Mr Muya is the single largest shareholder at Family Bank with a 17.3 per cent stake, a position that put him at odds with the Central Bank of Kenya which wants independent directors to chair the boards of banks as a bulwark against possible conflict of interest.

Mr Kiboro’s entry into Family Bank puts him in charge of one of Mr Muya’s best performing businesses that has set its sights on listing at the Nairobi Securities Exchange (NSE).  

Mr Kiboro, who is also the chairman of the Nation Media Group, said that his priority is to improve the bank’s capitalization and transform it into a Tier-1 bank in the next five years.
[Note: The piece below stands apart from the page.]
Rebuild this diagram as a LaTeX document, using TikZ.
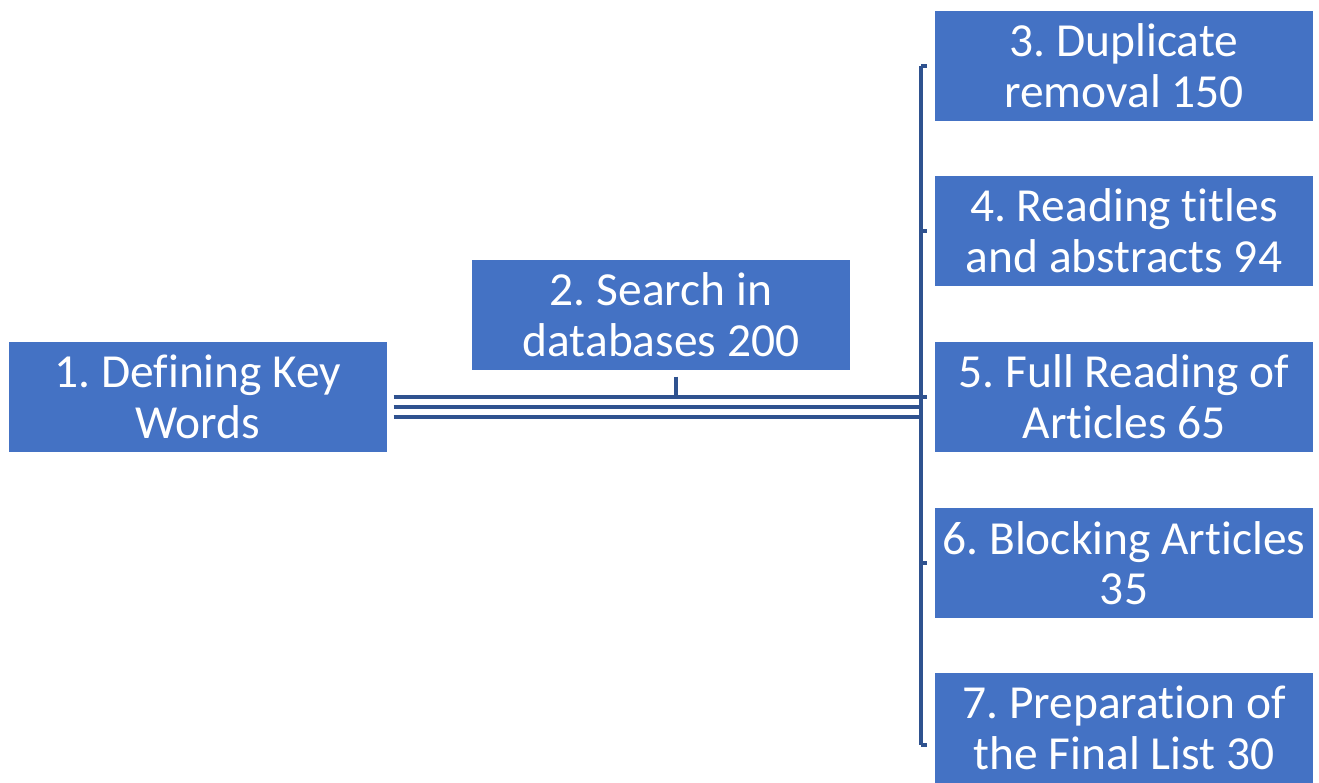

“The bank may be short on capital now but it is not short of ideas and the strategy is to ensure that this position is improved,” he said.

“If a bank is not well capitalised it cannot absorb shocks that often arise in the market and this is why the Central Bank of Kenya has been asking banks to improve.”

Mr Kiboro said Family Bank would consider liquidating its government securities to increase the amount of funds available for onward lending to customers as well as go public through an IPO “in two years once the institution has dealt with efficiency issues and grown its value.”

The information memorandum on Family Bank’s ongoing rights issue shows that by the end of last year it had Sh3.3 billion in shareholder funds.

This amount is expected to increase once the rights issue that is seeking to raise Sh1.5 billion ends later this month.

Family Bank intends to increase its equity or shareholder funds to Sh10 billion before listing.

That level of capitalisation should help drive growth of the bank’s loan book, power its regional expansion expansion agenda and support deposit mobilisation.

Mr Kiboro, 68, joined Stanchart’s board on April 2, 2007 and became its chairman two years later on May 28, 2009.

He has previously served as the CEO of the Nation Media Group and as managing director of Rank Xerox Kenya. He also chairs Wilfay Investments Limited, a family owned enterprise.